(Problem statement): Leaving the pictures out, print the lines from the first line of the listing through the line containing "ax.set_ylim(0, 65.7)", exactly as they read, and no others.

================

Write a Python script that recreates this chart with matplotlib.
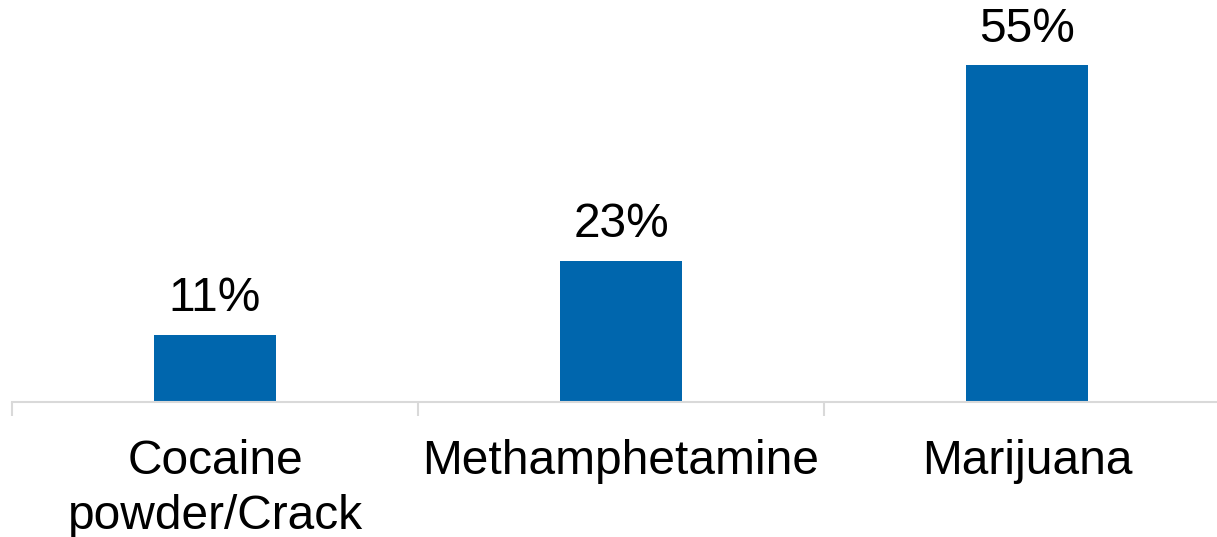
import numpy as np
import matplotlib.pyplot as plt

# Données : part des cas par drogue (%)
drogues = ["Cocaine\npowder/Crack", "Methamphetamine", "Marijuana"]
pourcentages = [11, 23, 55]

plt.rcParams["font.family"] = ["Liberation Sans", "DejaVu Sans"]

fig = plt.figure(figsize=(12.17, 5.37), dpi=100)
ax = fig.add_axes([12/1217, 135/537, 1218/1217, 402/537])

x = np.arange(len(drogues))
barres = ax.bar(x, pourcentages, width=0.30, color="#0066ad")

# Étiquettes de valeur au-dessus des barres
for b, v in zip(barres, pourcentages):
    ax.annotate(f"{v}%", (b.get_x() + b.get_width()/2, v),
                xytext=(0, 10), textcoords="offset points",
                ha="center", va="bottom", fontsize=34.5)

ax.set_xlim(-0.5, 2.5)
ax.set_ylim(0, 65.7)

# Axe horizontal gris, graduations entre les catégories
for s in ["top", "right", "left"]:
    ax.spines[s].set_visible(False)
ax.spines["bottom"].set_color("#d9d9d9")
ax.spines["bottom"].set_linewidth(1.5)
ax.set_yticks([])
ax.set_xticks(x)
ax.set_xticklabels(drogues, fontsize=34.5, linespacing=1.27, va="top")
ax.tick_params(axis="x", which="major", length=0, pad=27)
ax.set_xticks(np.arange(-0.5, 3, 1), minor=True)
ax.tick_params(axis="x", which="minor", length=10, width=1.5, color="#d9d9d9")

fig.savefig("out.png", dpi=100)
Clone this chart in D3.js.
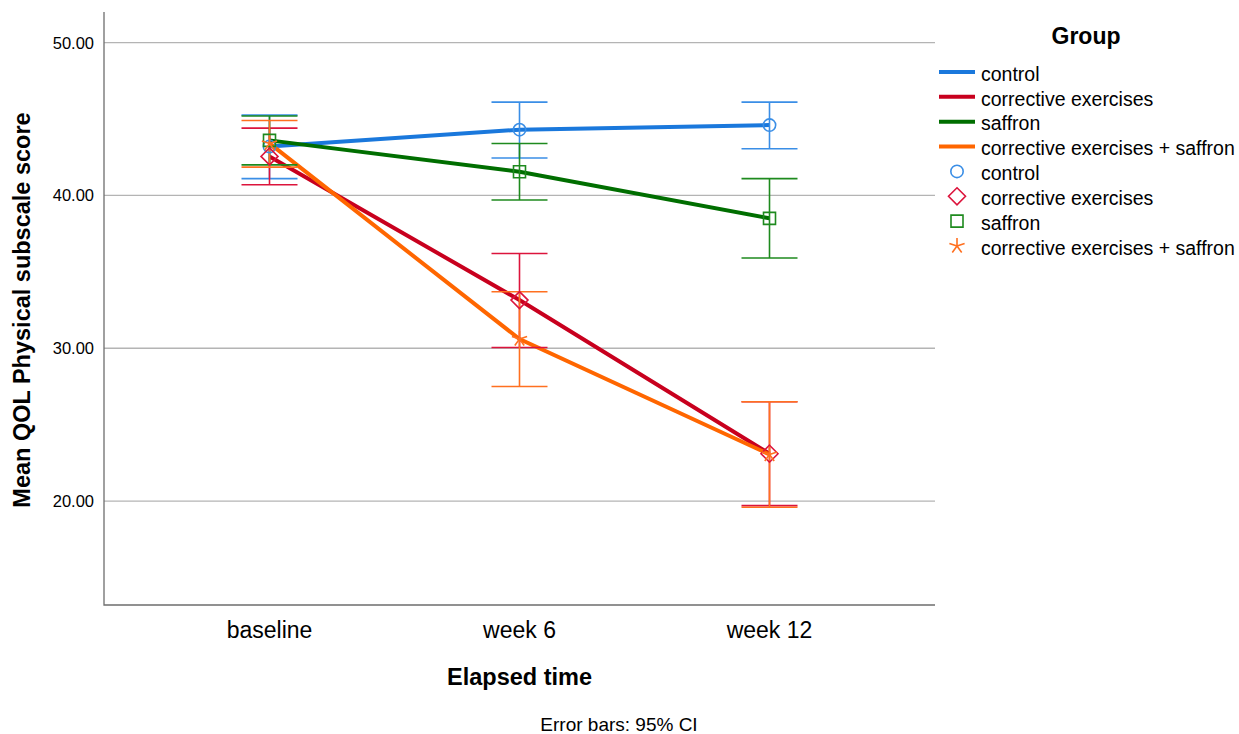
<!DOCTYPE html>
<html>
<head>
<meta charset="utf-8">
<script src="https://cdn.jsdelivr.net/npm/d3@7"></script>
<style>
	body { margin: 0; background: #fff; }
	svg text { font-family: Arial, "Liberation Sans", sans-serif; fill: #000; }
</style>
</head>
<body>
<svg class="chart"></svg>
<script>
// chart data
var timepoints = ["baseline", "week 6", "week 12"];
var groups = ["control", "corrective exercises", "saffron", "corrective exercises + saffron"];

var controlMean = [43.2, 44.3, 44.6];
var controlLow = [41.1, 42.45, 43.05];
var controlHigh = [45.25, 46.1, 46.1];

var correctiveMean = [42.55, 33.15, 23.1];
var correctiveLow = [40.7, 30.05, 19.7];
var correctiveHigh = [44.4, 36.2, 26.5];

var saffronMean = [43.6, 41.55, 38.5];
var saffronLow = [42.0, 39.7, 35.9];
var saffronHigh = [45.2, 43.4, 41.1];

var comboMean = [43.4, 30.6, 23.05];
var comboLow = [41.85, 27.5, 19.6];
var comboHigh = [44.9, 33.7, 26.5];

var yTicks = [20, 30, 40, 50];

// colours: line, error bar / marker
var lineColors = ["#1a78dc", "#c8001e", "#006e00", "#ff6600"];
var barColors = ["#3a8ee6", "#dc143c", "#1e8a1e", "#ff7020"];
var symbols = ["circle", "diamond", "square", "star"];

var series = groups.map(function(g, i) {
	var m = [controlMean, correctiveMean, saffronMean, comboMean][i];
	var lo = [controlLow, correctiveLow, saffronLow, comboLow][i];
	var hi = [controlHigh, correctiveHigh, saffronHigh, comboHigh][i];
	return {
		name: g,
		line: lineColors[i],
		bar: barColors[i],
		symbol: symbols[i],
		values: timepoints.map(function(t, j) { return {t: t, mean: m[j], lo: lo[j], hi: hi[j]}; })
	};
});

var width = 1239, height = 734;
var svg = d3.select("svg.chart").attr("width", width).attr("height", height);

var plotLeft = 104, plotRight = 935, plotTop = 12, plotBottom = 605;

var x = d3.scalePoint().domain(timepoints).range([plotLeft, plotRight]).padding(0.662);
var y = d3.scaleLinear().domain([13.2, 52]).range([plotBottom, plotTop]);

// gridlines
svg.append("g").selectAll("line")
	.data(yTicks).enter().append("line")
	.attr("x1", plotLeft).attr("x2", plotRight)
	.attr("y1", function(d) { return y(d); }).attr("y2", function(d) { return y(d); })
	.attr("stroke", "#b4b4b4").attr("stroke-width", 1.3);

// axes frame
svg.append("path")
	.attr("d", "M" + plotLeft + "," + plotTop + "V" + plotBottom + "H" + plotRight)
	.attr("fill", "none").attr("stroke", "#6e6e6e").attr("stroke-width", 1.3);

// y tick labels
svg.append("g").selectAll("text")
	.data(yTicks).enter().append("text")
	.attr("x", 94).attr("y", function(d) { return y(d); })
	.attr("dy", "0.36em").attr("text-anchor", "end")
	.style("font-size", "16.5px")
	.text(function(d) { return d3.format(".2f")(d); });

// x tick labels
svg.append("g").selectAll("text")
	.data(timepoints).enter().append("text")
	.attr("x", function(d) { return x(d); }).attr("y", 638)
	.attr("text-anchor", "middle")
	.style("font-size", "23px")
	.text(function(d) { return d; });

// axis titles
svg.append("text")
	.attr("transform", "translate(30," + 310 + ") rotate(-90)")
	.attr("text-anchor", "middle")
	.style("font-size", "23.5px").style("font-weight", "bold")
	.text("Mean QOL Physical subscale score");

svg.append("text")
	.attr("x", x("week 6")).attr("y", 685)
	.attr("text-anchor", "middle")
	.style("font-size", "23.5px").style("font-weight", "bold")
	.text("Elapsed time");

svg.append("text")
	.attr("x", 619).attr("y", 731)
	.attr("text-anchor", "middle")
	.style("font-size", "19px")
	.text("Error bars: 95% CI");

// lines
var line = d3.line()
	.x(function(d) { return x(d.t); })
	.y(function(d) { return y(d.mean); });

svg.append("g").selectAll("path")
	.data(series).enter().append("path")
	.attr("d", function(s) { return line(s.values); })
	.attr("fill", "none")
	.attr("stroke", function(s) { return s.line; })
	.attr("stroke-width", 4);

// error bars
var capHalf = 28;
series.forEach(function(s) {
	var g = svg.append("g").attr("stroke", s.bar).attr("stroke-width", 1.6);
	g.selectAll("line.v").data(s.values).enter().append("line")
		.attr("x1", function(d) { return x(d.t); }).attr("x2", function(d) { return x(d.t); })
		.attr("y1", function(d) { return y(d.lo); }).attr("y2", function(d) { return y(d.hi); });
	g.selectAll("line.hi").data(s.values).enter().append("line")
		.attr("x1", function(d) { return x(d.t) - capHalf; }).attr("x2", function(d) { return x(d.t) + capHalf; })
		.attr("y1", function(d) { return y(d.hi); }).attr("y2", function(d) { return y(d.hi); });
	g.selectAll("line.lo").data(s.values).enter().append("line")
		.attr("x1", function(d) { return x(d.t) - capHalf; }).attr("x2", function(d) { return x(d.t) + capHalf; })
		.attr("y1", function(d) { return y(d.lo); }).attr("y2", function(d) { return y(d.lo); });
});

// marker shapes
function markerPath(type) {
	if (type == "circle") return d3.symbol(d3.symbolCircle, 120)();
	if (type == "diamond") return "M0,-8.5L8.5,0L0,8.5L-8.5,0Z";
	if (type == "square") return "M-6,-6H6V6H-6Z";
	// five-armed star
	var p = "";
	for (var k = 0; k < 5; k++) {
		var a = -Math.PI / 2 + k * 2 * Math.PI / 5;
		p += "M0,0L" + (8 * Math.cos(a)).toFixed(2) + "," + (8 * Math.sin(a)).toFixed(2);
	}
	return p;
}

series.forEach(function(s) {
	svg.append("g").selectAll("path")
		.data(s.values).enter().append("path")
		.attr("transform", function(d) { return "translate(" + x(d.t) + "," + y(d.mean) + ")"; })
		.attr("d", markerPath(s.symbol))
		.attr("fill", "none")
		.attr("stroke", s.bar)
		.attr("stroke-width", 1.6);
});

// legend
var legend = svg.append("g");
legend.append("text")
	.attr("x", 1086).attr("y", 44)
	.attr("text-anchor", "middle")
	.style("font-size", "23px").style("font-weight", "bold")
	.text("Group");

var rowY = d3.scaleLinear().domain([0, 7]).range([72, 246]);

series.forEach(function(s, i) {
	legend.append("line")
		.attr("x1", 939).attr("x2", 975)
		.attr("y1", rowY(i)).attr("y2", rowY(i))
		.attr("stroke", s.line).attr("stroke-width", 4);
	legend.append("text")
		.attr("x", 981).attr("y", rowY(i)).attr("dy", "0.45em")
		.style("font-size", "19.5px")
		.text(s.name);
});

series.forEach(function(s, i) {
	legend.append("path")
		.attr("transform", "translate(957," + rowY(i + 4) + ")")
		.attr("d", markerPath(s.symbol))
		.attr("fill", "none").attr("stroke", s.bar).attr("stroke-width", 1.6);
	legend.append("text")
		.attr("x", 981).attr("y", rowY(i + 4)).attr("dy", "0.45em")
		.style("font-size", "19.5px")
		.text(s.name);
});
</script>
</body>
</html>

================

(Solved exercise):
Write a Python script that recreates this chart with matplotlib.
import numpy as np
import matplotlib.pyplot as plt

# Données : part des cas par drogue (%)
drogues = ["Cocaine\npowder/Crack", "Methamphetamine", "Marijuana"]
pourcentages = [11, 23, 55]

plt.rcParams["font.family"] = ["Liberation Sans", "DejaVu Sans"]

fig = plt.figure(figsize=(12.17, 5.37), dpi=100)
ax = fig.add_axes([12/1217, 135/537, 1218/1217, 402/537])

x = np.arange(len(drogues))
barres = ax.bar(x, pourcentages, width=0.30, color="#0066ad")

# Étiquettes de valeur au-dessus des barres
for b, v in zip(barres, pourcentages):
    ax.annotate(f"{v}%", (b.get_x() + b.get_width()/2, v),
                xytext=(0, 10), textcoords="offset points",
                ha="center", va="bottom", fontsize=34.5)

ax.set_xlim(-0.5, 2.5)
ax.set_ylim(0, 65.7)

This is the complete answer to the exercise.